The Florida League of Cities continues to complain of isolated examples where local governments feel overwhelmed by public records lawsuits they contend are motivated by generating legal fees rather than concern about the public’s business. Indeed, there are reports of some abuses by a very small handful of bad actors. But Steube’s bill takes a sledgehammer to the public records law and would have a chilling effect on the right of all citizens to access public records.

There are better ways to address any abuses. First, the courts and the Florida Bar have the ability take action. A Jacksonville circuit judge ruled against the plaintiff in a public records lawsuit in 2015 and noted he had 17 pending public records lawsuits in Duval County and received money whenever they were settled. That situation, the judge wrote, was probably "an improper fee-splitting arrangement" with a lawyer, and last month a Florida Bar committee found probable cause that the lawyer in that case committed an ethics violation.

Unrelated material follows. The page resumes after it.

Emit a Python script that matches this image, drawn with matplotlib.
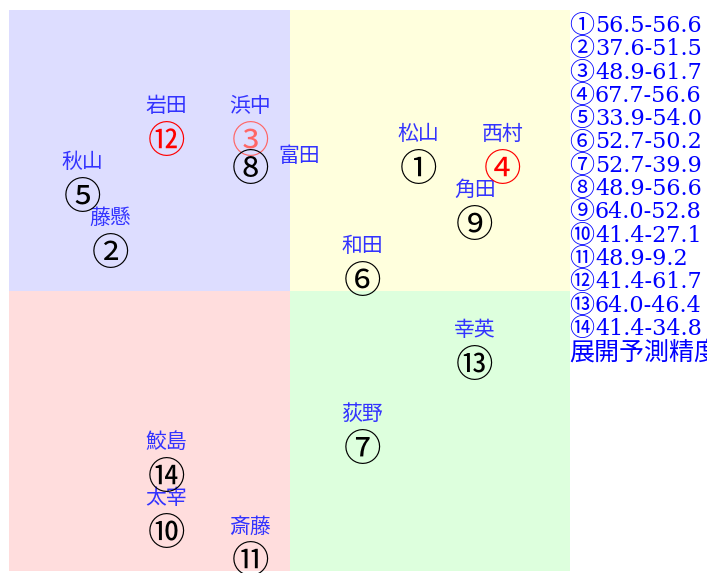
import matplotlib
matplotlib.use("Agg")
import matplotlib.pyplot as plt
from matplotlib.patches import Rectangle
from matplotlib.transforms import offset_copy

# ---------------------------------------------
# DATA
# ---------------------------------------------
numbers  = list(range(1, 15))
names    = ["松山", "藤懸", "浜中", "西村", "秋山", "和田", "荻野",
            "富田", "角田", "太宰", "斎藤", "岩田", "幸英", "鮫島"]
x_vals   = [56.5, 37.6, 48.9, 67.7, 33.9, 52.7, 52.7,
            48.9, 64.0, 41.4, 48.9, 41.4, 64.0, 41.4]
y_vals   = [56.6, 51.5, 61.7, 56.6, 54.0, 50.2, 39.9,
            56.6, 52.8, 27.1, 9.2, 61.7, 46.4, 34.8]
# cell of the 20x20 board each horse sits in
grid_col = [14, 3, 8, 17, 2, 12, 12, 8, 16, 5, 8, 5, 16, 5]
grid_row = [5, 8, 4, 5, 6, 9, 15, 5, 7, 18, 19, 4, 12, 16]
footer   = "展開予測精度"

# ---------------------------------------------
# STYLE
# ---------------------------------------------
GRID = 20
QUAD_COLORS = {"tl": "#ddddff", "tr": "#ffffdd",
               "bl": "#ffdddd", "br": "#ddffdd"}
MARK_COLOR = {3: "#ff6666", 4: "#ff0000", 12: "#ff0000"}
LABEL_DY = 1.3
LABEL_SHIFT = {8: (1.75, 0.5)}   # 富田 moved aside so it does not hit 浜中
JP = ["Noto Sans CJK JP"]
SERIF = ["DejaVu Serif", "Noto Sans CJK JP"]

W, H, DPI = 707, 573, 100
fig = plt.figure(figsize=(W / DPI, H / DPI), dpi=DPI)
ax = fig.add_axes([9 / W, (H - 571) / H, 561 / W, 561 / H])
ax.set_xlim(0, GRID)
ax.set_ylim(GRID, 0)
ax.axis("off")

half = GRID / 2
for (x0, y0), key in zip([(0, 0), (half, 0), (0, half), (half, half)],
                         ["tl", "tr", "bl", "br"]):
    ax.add_patch(Rectangle((x0, y0), half, half, color=QUAD_COLORS[key],
                           lw=0, zorder=0))

# nudge glyphs so the circle centre sits on the cell centre
shift = offset_copy(ax.transData, fig=fig, x=3, y=-6, units="dots")

for n, name, c, r in zip(numbers, names, grid_col, grid_row):
    cx, cy = c + 0.5, r + 0.5
    ax.text(cx, cy, chr(0x245F + n), ha="center", va="center",
            fontsize=27, family=JP, transform=shift,
            color=MARK_COLOR.get(n, "black"), zorder=3)
    dx, dy = LABEL_SHIFT.get(n, (0, LABEL_DY))
    ax.text(cx + dx, cy - dy, name, ha="center", va="center",
            fontsize=15, family=JP, color="#3333ff", transform=shift,
            zorder=2)

# right hand legend list
step = 23.3 / H
y0 = 1 - 26 / H
for i, (n, x, y) in enumerate(zip(numbers, x_vals, y_vals)):
    yy = y0 - i * step
    fig.text(569 / W, yy, chr(0x245F + n), ha="left", va="center",
             fontsize=18, family=JP, color="#0000ff")
    fig.text(595 / W, yy, f"{x:.1f}-{y:.1f}", ha="left", va="center",
             fontsize=16, family=SERIF, color="#0000ff")
fig.text(569 / W, y0 - len(numbers) * step, footer, ha="left", va="center",
         fontsize=18, family=JP, color="#0000ff")

fig.savefig("out.png", dpi=DPI)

Second, a compromise bill agreed to by the Florida League of Cities and filed again this year is better than Steube’s approach. The compromise, which passed the Senate last year and died in the House, requires agencies that violate the public records law to pay the plaintiff’s attorney fees unless the court finds the records request "was made primarily to harass the agency or cause a violation of this chapter.”

The Senate Governmental Oversight and Accountability Committee that will consider Steube’s bill today includes two Tampa Bay senators: Bill Galvano, R-Sarasota, and Darryl Rouson, D-St. Petersburg. They should help kill this attack on the constitutional right to public records before it goes any further.